Request
Your task is to retype, word for word, the lines from the start of the data through the line holding "Chart.register(...registerables);". Do not include the pictures.

Dataset excerpt

════════

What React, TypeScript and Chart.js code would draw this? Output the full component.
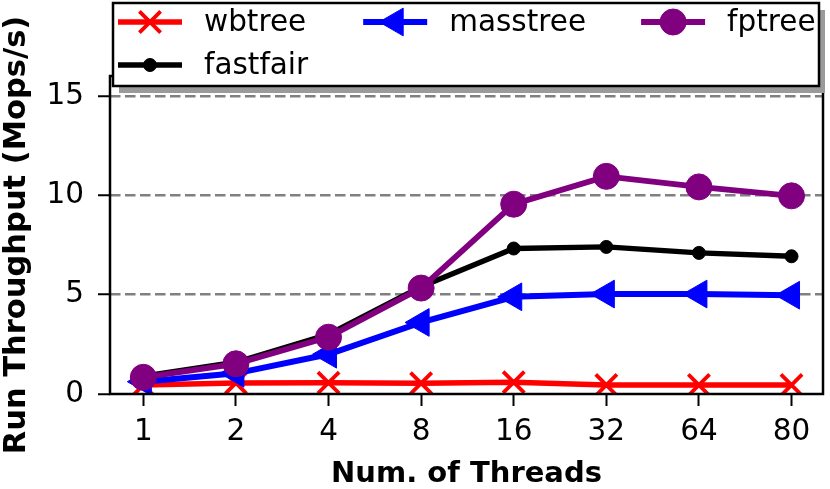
import React, { useRef, useEffect } from 'react';
import { Chart, registerables } from 'chart.js';
import { drawPoint } from 'chart.js/helpers';

Chart.register(...registerables);

const threads = ['1', '2', '4', '8', '16', '32', '64', '80'];
const yTicks = [0, 5, 10, 15];
const wbtree = [0.45, 0.55, 0.57, 0.54, 0.59, 0.45, 0.45, 0.45];
const fastfair = [0.9, 1.6, 3.0, 5.4, 7.32, 7.4, 7.1, 6.93];
const masstree = [0.62, 1.04, 2.0, 3.6, 4.89, 5.03, 5.03, 4.97];
const fptree = [0.84, 1.52, 2.86, 5.33, 9.55, 10.95, 10.42, 9.97];

const FONT = 'DejaVu Sans';
const FS = 29.5;
const W = 830;
const H = 489;

const toXY = (vals: number[]) => vals.map((y, i) => ({ x: i, y }));

// matplotlib style frame round the plot area
const framePlugin = {
  id: 'frame',
  afterDatasetsDraw(chart: any) {
    const { ctx, chartArea: a } = chart;
    ctx.save();
    ctx.strokeStyle = '#000';
    ctx.lineWidth = 2.5;
    ctx.strokeRect(a.left, a.top, a.right - a.left, a.bottom - a.top);
    ctx.restore();
  },
};

// legend laid out column by column, 3 columns, with a drop shadow
const legendPlugin = {
  id: 'boxLegend',
  afterDraw(chart: any) {
    const { ctx, chartArea: a } = chart;
    const x0 = a.left + 3;
    const x1 = a.right - 4;
    const y0 = 3;
    const y1 = 86;
    const rows = [22, 65];
    const handleLen = 64;
    const handleGap = 22;
    const colSpacing = 55;
    ctx.save();
    ctx.fillStyle = '#9a9a9a';
    ctx.fillRect(x0 + 6, y0 + 7, x1 - x0, y1 - y0);
    ctx.fillStyle = '#fff';
    ctx.fillRect(x0, y0, x1 - x0, y1 - y0);
    ctx.strokeStyle = '#000';
    ctx.lineWidth = 2.5;
    ctx.strokeRect(x0, y0, x1 - x0, y1 - y0);

    ctx.font = `${FS}px "${FONT}"`;
    const ds = chart.data.datasets;
    // column-major: wbtree, fastfair | masstree | fptree
    const cols = [[0, 1], [2], [3]];
    let cx = x0 + 5;
    cols.forEach((col) => {
      let maxW = 0;
      col.forEach((di, r) => {
        const d = ds[di];
        const y = rows[r];
        ctx.strokeStyle = d.borderColor;
        ctx.lineWidth = d.borderWidth;
        ctx.beginPath();
        ctx.moveTo(cx, y);
        ctx.lineTo(cx + handleLen, y);
        ctx.stroke();
        ctx.fillStyle = d.pointBackgroundColor;
        ctx.strokeStyle = d.pointBorderColor;
        ctx.lineWidth = d.pointBorderWidth;
        drawPoint(ctx, {
          pointStyle: d.pointStyle,
          radius: d.pointRadius,
          rotation: d.pointRotation || 0,
          borderWidth: d.pointBorderWidth,
        }, cx + handleLen / 2, y);
        ctx.fillStyle = '#000';
        ctx.textAlign = 'left';
        ctx.textBaseline = 'middle';
        ctx.fillText(d.label, cx + handleLen + handleGap, y + 1);
        maxW = Math.max(maxW, ctx.measureText(d.label).width);
      });
      cx += handleLen + handleGap + maxW + colSpacing;
    });
    ctx.restore();
  },
};

const App: React.FC = () => {
  const canvasRef = useRef<HTMLCanvasElement | null>(null);

  useEffect(() => {
    document.documentElement.style.overflow = 'hidden';
    document.body.style.margin = '0';
    if (!canvasRef.current) return;
    const chart = new Chart(canvasRef.current, {
      type: 'line',
      data: {
        datasets: [
          {
            label: 'wbtree',
            data: toXY(wbtree),
            borderColor: '#ff0000',
            borderWidth: 5.5,
            pointStyle: 'crossRot',
            pointRadius: 15,
            pointBorderWidth: 3.8,
            pointBorderColor: '#ff0000',
            pointBackgroundColor: '#ff0000',
            order: 3,
          },
          {
            label: 'fastfair',
            data: toXY(fastfair),
            borderColor: '#000000',
            borderWidth: 5.3,
            pointStyle: 'circle',
            pointRadius: 6.5,
            pointBorderWidth: 1,
            pointBorderColor: '#000000',
            pointBackgroundColor: '#000000',
            order: 2,
          },
          {
            label: 'masstree',
            data: toXY(masstree),
            borderColor: '#0000ff',
            borderWidth: 6,
            pointStyle: 'triangle',
            pointRotation: -90,
            pointRadius: 16,
            pointBorderWidth: 1,
            pointBorderColor: '#0000ff',
            pointBackgroundColor: '#0000ff',
            order: 1,
          },
          {
            label: 'fptree',
            data: toXY(fptree),
            borderColor: '#800080',
            borderWidth: 5.8,
            pointStyle: 'circle',
            pointRadius: 13,
            pointBorderWidth: 1,
            pointBorderColor: '#800080',
            pointBackgroundColor: '#800080',
            order: 0,
          },
        ] as any,
      },
      options: {
        responsive: false,
        animation: false,
        devicePixelRatio: 1,
        layout: { autoPadding: false, padding: { top: 76, right: 7, left: 0, bottom: 0 } },
        plugins: {
          legend: { display: false },
          tooltip: { enabled: false },
        },
        scales: {
          x: {
            type: 'linear',
            min: -0.36,
            max: 7.34,
            afterBuildTicks: (scale: any) => {
              scale.ticks = threads.map((_, i) => ({ value: i }));
            },
            afterFit: (scale: any) => {
              scale.height = 95;
              scale.paddingLeft = 0;
              scale.paddingRight = 0;
            },
            ticks: {
              color: '#000',
              font: { family: FONT, size: FS },
              padding: 9,
              maxRotation: 0,
              autoSkip: false,
              callback: (v: any) => threads[v],
            },
            grid: {
              drawOnChartArea: false,
              tickLength: 12,
              tickColor: '#000',
              tickWidth: 2,
            },
            border: { display: false },
            title: {
              display: true,
              text: 'Num. of Threads',
              color: '#000',
              font: { family: FONT, size: 29, weight: 'bold', lineHeight: 1 },
              padding: 0,
            },
          },
          y: {
            min: 0,
            max: 16,
            afterBuildTicks: (scale: any) => {
              scale.ticks = yTicks.map((v) => ({ value: v }));
            },
            afterFit: (scale: any) => {
              scale.width = 110;
            },
            ticks: {
              color: '#000',
              font: { family: FONT, size: FS },
              padding: 14,
            },
            grid: {
              color: (c: any) => (c.tick && c.tick.value === 0 ? 'rgba(0,0,0,0)' : '#808080'),
              lineWidth: 2.5,
              tickLength: 12,
              tickColor: '#000',
              tickWidth: 2,
              tickBorderDash: [],
            },
            border: { display: false, dash: [10.5, 4.5] },
            title: {
              display: true,
              text: 'Run Throughput (Mops/s)',
              color: '#000',
              font: { family: FONT, size: 30.5, weight: 'bold', lineHeight: 1 },
              padding: { top: 2, bottom: 0 },
            },
          },
        },
      },
      plugins: [framePlugin, legendPlugin],
    });
    return () => {
      chart.destroy();
    };
  }, []);

  return (
    <div style={{ width: W, height: H }}>
      <canvas ref={canvasRef} width={W} height={H} style={{ display: 'block' }} />
    </div>
  );
};

export default App;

════════

Result for this task
What React, TypeScript and Chart.js code would draw this? Output the full component.
import React, { useRef, useEffect } from 'react';
import { Chart, registerables } from 'chart.js';
import { drawPoint } from 'chart.js/helpers';

Chart.register(...registerables);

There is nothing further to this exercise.